Pour mémoire, en amont du premier scrutin présidentiel organisé à Taiwan en 1996, la République populaire de Chine procéda à des tirs de missiles dans le détroit de Taïwan, afin pensait-elle d'intimider les électeurs et de les dissuader de voter pour Lee Teng-hui (KMT ; président depuis 1988) et le priver ainsi d'un 2e mandat, Pékin le taxant de sympathies indépendantistes. Cette activité balistique dangereuse déclencha ce que d'aucuns appelèrent dès lors la 3e crise du détroit [5], lors de laquelle la marine US déploya notamment à proximité de l'île rebelle deux groupes aéronavals, en soutien de Taipei. Lee Teng-hui remporta le scrutin haut la main. Un précédent qu'avait probablement à l'esprit jeudi 28 septembre le ministre taiwanais des Affaires étrangères quand, en évoquant la perspective des scrutins présidentiel et parlementaire de janvier, il déclara à l'adresse de Pékin : « L'Histoire nous enseigne que plus la Chine s'ingère dans nos élections, plus cela se retourne contre elle, et je pense que les dirigeants chinois le savent très bien ».

Pour autant, sans aucunement prétendre être au fait du détail de l'agenda à court terme de la République populaire vis-à-vis de celle qu'elle considère comme une « province chinoise comme une autre », on se doute bien hélas que la remarque du chef de la diplomatie taiwanaise peinera à dissuader Pékin, si elle le souhaite vraiment, de s'ingérer de diverses manières – en ordonnant par exemple de nouvelles manœuvres militaires massives enserrant l'île d'une manière des plus explicites [6], ainsi qu'elle le fit notamment au printemps dernier (avril 2023), en août et en décembre 2022 – dans les grandes échéances électorales à venir de son intrépide et résiliente voisine insulaire. Et cela est bien dommage, naturellement.

Taïwan célèbrera d'ici quelques jours sa fête nationale, mardi 10 octobre précisément, date du soulèvement de 1911 ayant mis un terme à la dernière dynastie impériale chinoise et inauguré la République de Chine. Lors de cette journée de commémoration, la cheffe de l'État Tsai Ing-wen prononcera depuis la capitale un discours attendu avec impatience (pour sa dernière allocution ès-qualités en ce jour précis), alors qu'un défilé militaire devant le bâtiment présidentiel remplira d'orgueil et de confiance en soi (et en son futur indépendant) la population assistant à l'événement.

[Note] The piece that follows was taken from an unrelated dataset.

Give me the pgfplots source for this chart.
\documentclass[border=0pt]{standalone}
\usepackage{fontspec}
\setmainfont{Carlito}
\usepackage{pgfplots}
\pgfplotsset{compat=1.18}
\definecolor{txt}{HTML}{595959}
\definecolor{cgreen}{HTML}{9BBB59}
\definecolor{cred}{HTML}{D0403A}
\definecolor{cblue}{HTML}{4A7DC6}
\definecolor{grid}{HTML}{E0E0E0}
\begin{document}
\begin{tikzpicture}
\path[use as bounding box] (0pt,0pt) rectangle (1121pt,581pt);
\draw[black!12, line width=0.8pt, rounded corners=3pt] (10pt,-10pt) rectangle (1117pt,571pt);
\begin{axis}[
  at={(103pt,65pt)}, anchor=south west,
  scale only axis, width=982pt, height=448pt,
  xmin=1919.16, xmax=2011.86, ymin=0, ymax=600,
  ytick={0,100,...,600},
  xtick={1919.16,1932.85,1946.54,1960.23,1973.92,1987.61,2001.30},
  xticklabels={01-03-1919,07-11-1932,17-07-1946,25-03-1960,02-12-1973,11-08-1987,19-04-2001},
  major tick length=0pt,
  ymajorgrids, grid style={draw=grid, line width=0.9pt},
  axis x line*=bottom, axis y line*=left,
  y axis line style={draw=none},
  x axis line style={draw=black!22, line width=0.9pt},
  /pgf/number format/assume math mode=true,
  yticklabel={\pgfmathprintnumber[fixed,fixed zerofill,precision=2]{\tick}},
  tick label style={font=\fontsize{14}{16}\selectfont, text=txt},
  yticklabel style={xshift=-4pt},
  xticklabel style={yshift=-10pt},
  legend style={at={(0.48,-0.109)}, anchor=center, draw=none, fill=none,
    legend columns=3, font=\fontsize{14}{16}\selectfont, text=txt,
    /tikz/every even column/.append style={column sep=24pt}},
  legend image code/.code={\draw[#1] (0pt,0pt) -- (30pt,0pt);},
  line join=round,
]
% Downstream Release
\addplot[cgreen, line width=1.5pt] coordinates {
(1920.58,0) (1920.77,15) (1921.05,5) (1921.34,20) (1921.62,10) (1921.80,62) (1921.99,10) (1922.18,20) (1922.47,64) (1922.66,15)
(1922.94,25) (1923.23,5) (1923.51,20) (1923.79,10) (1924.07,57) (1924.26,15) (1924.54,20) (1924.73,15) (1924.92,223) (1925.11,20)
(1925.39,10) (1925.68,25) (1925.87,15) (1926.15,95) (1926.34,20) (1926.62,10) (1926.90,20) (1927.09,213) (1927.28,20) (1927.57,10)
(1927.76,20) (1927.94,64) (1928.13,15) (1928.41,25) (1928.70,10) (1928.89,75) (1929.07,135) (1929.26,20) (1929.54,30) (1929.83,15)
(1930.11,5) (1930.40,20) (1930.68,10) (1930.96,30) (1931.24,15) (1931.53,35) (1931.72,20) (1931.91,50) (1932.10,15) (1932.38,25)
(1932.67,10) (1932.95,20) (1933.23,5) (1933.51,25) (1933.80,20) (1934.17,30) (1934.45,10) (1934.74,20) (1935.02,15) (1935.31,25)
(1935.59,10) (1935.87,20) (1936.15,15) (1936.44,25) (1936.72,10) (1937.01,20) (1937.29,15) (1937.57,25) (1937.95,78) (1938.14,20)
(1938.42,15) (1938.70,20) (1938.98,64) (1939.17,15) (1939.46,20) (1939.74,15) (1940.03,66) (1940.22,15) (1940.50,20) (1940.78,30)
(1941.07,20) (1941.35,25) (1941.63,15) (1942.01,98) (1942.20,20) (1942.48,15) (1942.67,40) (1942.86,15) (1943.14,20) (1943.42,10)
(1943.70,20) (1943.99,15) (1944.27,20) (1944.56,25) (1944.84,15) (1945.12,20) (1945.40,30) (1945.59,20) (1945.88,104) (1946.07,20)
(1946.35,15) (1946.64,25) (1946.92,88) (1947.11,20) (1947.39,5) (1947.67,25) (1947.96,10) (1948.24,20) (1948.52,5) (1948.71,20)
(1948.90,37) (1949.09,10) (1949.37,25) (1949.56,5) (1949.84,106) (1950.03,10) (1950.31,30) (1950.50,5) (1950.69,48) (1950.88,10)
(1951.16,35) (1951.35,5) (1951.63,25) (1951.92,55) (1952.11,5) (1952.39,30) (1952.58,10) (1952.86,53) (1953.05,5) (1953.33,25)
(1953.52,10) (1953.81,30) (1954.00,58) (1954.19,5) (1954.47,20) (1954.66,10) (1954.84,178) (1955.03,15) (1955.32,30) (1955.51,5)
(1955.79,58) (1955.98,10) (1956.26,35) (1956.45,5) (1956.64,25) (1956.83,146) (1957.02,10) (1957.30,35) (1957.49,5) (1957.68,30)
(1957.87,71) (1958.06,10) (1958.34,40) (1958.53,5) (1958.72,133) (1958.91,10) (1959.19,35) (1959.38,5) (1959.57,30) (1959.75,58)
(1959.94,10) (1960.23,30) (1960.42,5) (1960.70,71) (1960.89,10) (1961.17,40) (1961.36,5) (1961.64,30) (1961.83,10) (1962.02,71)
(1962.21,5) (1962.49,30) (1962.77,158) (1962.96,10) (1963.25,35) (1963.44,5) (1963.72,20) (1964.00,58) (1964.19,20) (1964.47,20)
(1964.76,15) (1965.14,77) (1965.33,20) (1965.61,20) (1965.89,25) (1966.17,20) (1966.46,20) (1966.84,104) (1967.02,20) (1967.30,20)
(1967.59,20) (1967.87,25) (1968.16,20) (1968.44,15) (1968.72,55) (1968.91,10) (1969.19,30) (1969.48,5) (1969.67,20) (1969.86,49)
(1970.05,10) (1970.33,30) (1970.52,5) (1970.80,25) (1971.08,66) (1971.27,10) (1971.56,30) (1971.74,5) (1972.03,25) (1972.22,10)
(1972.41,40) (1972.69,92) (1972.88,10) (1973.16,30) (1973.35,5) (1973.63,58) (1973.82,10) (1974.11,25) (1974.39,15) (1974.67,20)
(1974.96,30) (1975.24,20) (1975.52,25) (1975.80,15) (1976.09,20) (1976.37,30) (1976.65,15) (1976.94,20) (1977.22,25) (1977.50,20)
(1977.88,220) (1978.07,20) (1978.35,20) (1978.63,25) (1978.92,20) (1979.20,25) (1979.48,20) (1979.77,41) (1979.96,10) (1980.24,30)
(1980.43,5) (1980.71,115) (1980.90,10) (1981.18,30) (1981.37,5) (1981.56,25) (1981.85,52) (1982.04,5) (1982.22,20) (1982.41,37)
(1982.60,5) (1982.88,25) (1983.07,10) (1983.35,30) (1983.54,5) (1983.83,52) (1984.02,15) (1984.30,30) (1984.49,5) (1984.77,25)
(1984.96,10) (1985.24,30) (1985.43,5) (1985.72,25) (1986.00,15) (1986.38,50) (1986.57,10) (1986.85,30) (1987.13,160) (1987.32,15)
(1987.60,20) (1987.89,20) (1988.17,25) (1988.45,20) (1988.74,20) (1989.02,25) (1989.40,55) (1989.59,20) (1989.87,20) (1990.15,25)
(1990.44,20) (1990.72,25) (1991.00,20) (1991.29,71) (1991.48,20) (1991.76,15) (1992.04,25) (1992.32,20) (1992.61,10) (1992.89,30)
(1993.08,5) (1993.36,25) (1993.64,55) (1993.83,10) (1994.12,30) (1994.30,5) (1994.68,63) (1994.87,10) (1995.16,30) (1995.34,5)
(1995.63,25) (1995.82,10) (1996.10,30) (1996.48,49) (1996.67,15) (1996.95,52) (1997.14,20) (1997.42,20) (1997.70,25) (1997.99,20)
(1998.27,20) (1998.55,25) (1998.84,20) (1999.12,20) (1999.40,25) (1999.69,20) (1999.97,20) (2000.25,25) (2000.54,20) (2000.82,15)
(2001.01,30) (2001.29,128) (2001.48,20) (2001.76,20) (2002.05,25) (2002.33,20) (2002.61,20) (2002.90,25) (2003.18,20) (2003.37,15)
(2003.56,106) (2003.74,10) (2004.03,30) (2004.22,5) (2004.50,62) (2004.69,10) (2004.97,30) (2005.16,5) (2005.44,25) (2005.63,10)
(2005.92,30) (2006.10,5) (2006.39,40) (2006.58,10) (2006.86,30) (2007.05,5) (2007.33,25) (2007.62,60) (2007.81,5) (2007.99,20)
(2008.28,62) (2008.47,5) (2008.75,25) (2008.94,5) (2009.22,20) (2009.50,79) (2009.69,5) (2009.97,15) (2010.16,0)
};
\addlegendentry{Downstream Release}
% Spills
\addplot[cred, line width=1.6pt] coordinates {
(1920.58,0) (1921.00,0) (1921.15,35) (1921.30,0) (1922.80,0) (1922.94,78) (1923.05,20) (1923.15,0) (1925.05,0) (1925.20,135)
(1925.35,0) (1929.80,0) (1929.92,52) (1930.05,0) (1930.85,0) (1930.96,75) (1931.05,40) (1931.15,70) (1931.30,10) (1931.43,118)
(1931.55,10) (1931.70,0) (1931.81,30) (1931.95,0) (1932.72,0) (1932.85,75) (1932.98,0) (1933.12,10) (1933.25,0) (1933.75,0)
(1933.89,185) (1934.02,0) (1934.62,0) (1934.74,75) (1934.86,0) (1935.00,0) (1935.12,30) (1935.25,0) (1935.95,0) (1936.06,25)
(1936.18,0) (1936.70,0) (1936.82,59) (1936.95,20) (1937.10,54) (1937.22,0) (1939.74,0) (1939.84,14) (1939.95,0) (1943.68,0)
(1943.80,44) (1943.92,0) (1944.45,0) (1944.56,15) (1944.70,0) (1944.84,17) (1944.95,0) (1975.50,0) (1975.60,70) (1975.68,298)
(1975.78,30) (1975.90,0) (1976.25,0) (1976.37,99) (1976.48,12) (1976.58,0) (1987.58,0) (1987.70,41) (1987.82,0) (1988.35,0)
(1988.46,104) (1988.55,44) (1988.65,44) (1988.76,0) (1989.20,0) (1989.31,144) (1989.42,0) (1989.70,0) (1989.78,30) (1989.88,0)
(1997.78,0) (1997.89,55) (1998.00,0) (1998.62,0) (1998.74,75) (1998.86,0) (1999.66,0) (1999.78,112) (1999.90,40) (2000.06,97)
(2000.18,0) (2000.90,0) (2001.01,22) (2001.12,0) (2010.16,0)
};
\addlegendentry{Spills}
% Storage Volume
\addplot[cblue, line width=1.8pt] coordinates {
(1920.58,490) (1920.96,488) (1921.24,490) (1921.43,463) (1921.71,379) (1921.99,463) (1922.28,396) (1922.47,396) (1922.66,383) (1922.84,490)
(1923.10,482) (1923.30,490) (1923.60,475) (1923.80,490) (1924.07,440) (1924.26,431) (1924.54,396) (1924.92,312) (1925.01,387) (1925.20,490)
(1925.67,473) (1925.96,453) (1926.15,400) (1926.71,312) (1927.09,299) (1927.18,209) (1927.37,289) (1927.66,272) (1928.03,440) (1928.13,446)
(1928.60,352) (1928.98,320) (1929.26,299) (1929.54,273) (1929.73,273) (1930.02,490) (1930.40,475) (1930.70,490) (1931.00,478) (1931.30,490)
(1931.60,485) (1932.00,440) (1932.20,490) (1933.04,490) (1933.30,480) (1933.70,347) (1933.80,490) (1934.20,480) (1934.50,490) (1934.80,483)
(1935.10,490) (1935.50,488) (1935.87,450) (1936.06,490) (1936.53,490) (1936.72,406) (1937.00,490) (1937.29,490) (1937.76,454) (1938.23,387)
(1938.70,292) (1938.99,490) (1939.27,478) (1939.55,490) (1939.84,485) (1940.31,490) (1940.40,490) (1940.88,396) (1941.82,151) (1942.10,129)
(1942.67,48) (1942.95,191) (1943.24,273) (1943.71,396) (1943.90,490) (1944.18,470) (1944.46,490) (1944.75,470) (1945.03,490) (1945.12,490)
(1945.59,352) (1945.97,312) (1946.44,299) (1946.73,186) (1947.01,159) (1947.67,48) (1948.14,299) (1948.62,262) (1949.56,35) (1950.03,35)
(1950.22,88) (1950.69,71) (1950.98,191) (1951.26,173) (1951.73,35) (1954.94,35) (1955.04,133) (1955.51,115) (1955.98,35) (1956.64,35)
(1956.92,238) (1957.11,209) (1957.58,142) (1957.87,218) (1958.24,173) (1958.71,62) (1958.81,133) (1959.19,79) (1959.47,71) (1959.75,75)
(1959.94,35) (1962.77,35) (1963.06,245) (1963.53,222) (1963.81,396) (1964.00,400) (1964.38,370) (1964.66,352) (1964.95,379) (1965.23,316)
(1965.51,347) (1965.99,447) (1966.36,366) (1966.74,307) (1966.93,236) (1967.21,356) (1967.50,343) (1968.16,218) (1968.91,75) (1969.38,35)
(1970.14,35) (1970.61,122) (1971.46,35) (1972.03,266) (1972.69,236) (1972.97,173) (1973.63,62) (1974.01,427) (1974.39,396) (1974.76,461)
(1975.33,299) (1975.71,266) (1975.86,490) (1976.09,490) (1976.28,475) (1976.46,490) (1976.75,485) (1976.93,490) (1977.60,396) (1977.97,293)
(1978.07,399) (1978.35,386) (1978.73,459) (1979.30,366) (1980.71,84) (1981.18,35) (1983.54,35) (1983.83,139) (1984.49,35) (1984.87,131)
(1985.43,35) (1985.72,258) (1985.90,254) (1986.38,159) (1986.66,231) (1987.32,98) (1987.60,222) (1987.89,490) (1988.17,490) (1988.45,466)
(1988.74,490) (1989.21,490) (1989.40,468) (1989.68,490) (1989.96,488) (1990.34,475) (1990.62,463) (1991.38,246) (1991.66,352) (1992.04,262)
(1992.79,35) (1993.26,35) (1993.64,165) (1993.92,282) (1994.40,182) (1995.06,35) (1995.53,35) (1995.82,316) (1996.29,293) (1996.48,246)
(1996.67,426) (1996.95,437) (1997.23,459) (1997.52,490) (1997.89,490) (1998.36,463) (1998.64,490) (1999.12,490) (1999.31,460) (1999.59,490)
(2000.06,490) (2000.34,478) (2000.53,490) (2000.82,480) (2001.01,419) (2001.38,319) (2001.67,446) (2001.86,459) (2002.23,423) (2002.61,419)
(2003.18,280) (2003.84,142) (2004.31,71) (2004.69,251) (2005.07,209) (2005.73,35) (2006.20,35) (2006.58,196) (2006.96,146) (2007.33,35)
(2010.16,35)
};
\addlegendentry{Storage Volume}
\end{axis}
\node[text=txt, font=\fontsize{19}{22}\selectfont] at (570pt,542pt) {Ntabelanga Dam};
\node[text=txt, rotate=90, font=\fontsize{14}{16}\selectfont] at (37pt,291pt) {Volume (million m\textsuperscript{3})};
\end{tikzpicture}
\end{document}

Mardi 3 octobre, dans une interview accordée au quotidien taiwanais Taipei Times, la directrice de l'American Institute in Taiwan (AIT [7]) rappelait l'engagement des États-Unis d'Amérique à soutenir les capacités d'autodéfense de Taïwan, ajoutant : « Taïwan doit montrer qu'elle peut se défendre elle-même ». [8]

Espérons de tout cœur qu'en cette journée de fête nationale l'île rebelle et ses 24 millions de citoyens n'aient guère à redouter pareille sombre perspective et que le détroit de Taiwan soit davantage bercé par des flots paisibles que malmené par une présence militaire incongrue.


[1] Le 10e organisé à Taiwan depuis 1948.

[2] Ancien maire de Taipei entre 2014 et 2022 ; président du Taiwan People's Party (TPP).

[3] La coalition pan-blue construite autour du KMT n'avait recueilli que 38 sièges, contre près du double (64) pour le DPP et ses alliés, lesquels profitaient donc d'une majorité au Legislative Yuan.

[4] Déclaration du ministre taiwanais de la Défense, le 23 sept. 2023.

[5] Après deux épisodes précédents en 1954-55 et 1958.

[6] Lire notamment à ce propos l'article du Japan Times ''As invasion fears rise, China hones Taiwan blockade strategy'' du 3 octobre 2023.

[7] Fonctionnant de facto comme l'ambassade américaine à Taipei.

[8] ''Maintaining 'status quo' key to peace:AIT'', Taipei Times, 3 octobre 2023.